Evaluating target silencing by short hairpin RNA mediated by the group I intron in cultured mammalian cells.

BACKGROUND: The group I intron, a ribozyme that catalyzes its own splicing reactions in the absence of proteins in vitro, is a potential target for rational engineering and attracted our interest due to its potential utility in gene repair using trans-splicing. However, the ribozyme activity of a group I intron appears to be facilitated by RNA chaperones in vivo; therefore, the efficiency of self-splicing could be dependent on the structure around the insert site or the length of the sequence to be inserted. To better understand how ribozyme activity could be modulated in cultured mammalian cells, a group I intron was inserted into a short hairpin RNA (shRNA), and silencing of a reporter gene by the shRNA was estimated to reflect self-splicing activity in vivo. In addition, we appended a theophylline-binding aptamer to the ribozyme to investigate any potential effects caused by a trans-effector. RESULTS: shRNA-expression vectors in which the loop region of the shRNA was interrupted by an intron were constructed to target firefly luciferase mRNA. There was no remarkable toxicity of the shRNA-expression vectors in Cos cells, and the decrease in luciferase activity was measured as an index of the ribozyme splicing activity. In contrast, the expression of the shRNA through intron splicing was completely abolished in 293T cells, although the silencing induced by the shRNA-expressing vector alone was no different from that in the Cos cells. The splicing efficiency of the aptamer-appended intron also had implications for the potential of trans-factors to differentially promote self-splicing among cultured mammalian cells. CONCLUSIONS: Silencing by shRNAs interrupted by a group I intron could be used to monitor self-splicing activity in cultured mammalian cells, and the efficiency of self-splicing appears to be affected by cell-type specific factors, demonstrating the potential effectiveness of a trans-effector.

Expression of shRNA using intron splicing.
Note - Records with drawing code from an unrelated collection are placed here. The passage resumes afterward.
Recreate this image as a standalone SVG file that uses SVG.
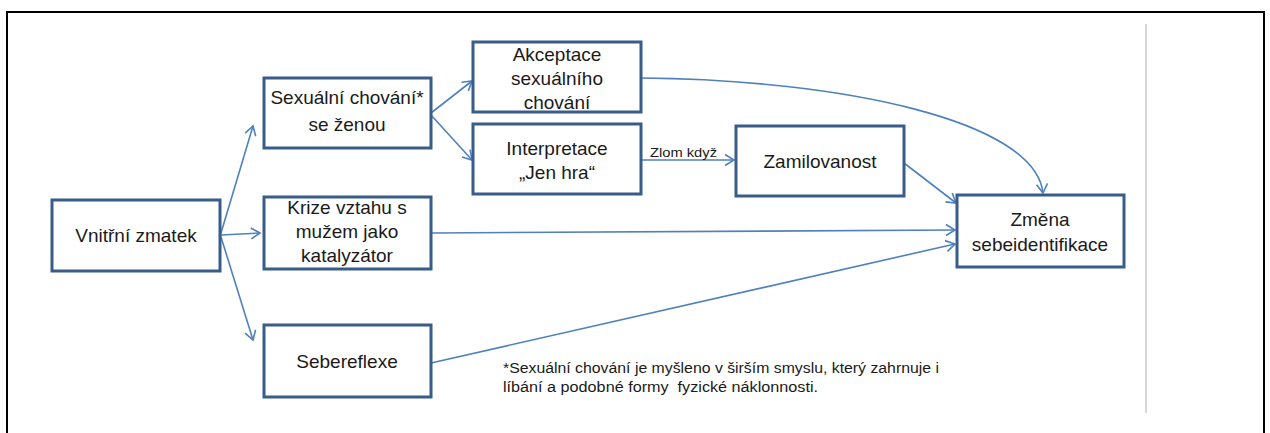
<svg xmlns="http://www.w3.org/2000/svg" width="1270" height="433" viewBox="0 0 1270 433">
<style>
.box{fill:#fff;stroke:#385d8a;stroke-width:3}
.lbl{font-family:"Liberation Sans",Arial,sans-serif;font-size:19px;fill:#1a1a1a;text-anchor:middle}
.edge{fill:none;stroke:#4f81bd;stroke-width:1.6;marker-end:url(#arr)}
.small{font-family:"Liberation Sans",Arial,sans-serif;font-size:14px;fill:#1a1a1a}
</style>
<defs>
<marker id="arr" markerUnits="userSpaceOnUse" markerWidth="14" markerHeight="14" refX="11" refY="7" orient="auto">
<path d="M2,1.5 L11,7 L2,12.5" fill="none" stroke="#4f81bd" stroke-width="1.6"/>
</marker>
</defs>
<rect x="0" y="0" width="1270" height="433" fill="#fff"/>
<rect x="7" y="12" width="1257" height="440" fill="none" stroke="#000" stroke-width="2"/>
<line x1="1146" y1="24" x2="1146" y2="413" stroke="#c8c8c8" stroke-width="1.5"/>
<g id="connectors">
<line class="edge" x1="221" y1="233" x2="253" y2="126"/>
<line class="edge" x1="221" y1="235" x2="260" y2="233"/>
<line class="edge" x1="221" y1="237" x2="253" y2="340"/>
<line class="edge" x1="431" y1="113" x2="472" y2="81"/>
<line class="edge" x1="431" y1="115" x2="472" y2="160"/>
<line class="edge" x1="641" y1="160" x2="734" y2="160"/>
<text class="small" x="650" y="157" textLength="67" lengthAdjust="spacingAndGlyphs" style="font-size:13.5px">Zlom když</text>
<path class="edge" d="M642,78 C840,80 1035,120 1043,193"/>
<line class="edge" x1="904" y1="163" x2="956" y2="203"/>
<line class="edge" x1="431" y1="233" x2="955" y2="230"/>
<line class="edge" x1="431" y1="363" x2="955" y2="244"/>
</g>
<g id="n-vnitrni">
<rect class="box" x="52" y="200" width="168" height="71"/>
<text class="lbl" x="136" y="242">Vnitřní zmatek</text>
</g>
<g id="n-sexualni">
<rect class="box" x="264" y="78" width="167" height="70"/>
<text class="lbl" x="347" y="104">Sexuální chování*</text>
<text class="lbl" x="347" y="131">se ženou</text>
</g>
<g id="n-krize">
<rect class="box" x="264" y="197" width="167" height="72"/>
<text class="lbl" x="347" y="214">Krize vztahu s</text>
<text class="lbl" x="347" y="238">mužem jako</text>
<text class="lbl" x="347" y="262">katalyzátor</text>
</g>
<g id="n-sebereflexe">
<rect class="box" x="264" y="325" width="167" height="72"/>
<text class="lbl" x="347" y="368">Sebereflexe</text>
</g>
<g id="n-akceptace">
<rect class="box" x="473" y="42" width="168" height="70"/>
<text class="lbl" x="557" y="61">Akceptace</text>
<text class="lbl" x="557" y="85">sexuálního</text>
<text class="lbl" x="557" y="109">chování</text>
</g>
<g id="n-interpretace">
<rect class="box" x="473" y="124" width="168" height="70"/>
<text class="lbl" x="557" y="155">Interpretace</text>
<text class="lbl" x="557" y="179">„Jen hra“</text>
</g>
<g id="n-zamilovanost">
<rect class="box" x="736" y="126" width="168" height="70"/>
<text class="lbl" x="820" y="168">Zamilovanost</text>
</g>
<g id="n-zmena">
<rect class="box" x="957" y="195" width="167" height="72"/>
<text class="lbl" x="1040" y="226">Změna</text>
<text class="lbl" x="1040" y="251">sebeidentifikace</text>
</g>
<g id="footnote">
<text class="small" x="503" y="373" textLength="436" lengthAdjust="spacingAndGlyphs">*Sexuální chování je myšleno v širším smyslu, který zahrnuje i</text>
<text class="small" x="503" y="392" textLength="315" lengthAdjust="spacingAndGlyphs" xml:space="preserve">líbání a podobné formy  fyzické náklonnosti.</text>
</g>
</svg>
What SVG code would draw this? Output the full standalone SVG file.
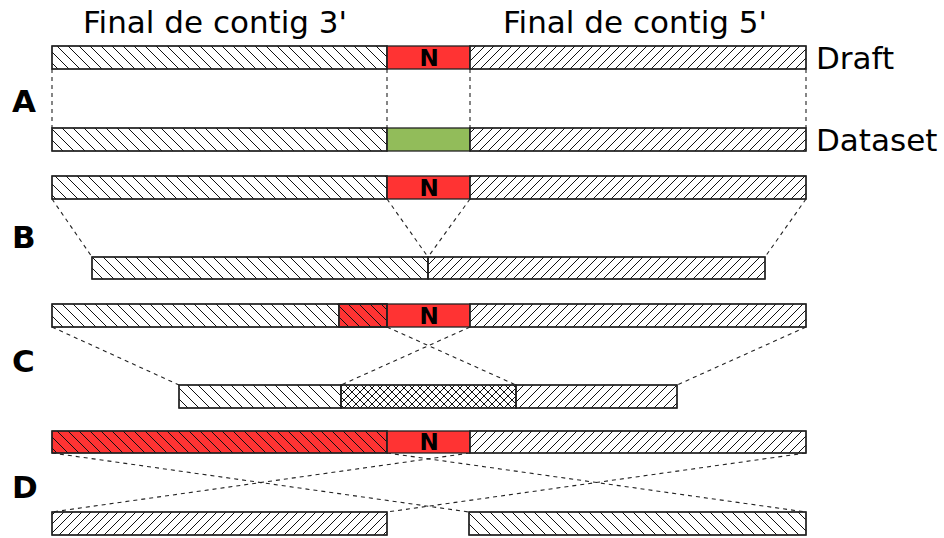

RNA is considered a highly promising candidate for several applications such as gene knock-down, gene repair and gene therapy, where double-stranded RNA and RNA with catalytic activity are key players. A group I intron, a ribozyme catalyzing its own splicing reactions in the absence of any proteins, has generated interest for its potential utility in gene repair using trans-splicing. On the other hand, the induction of small interfering RNA, via double-stranded RNA cleavage in short hairpin RNA (shRNA) by the RNase* *enzyme DICER is a convenient and powerful mechanism for gene silencing. We constructed shRNA expression vectors directed against Firefly luciferase, in which the loop region of the shRNA was interrupted by an intron. The decreased levels of luciferase activity were measured in cultured cells as an index of the ribozyme splicing activity.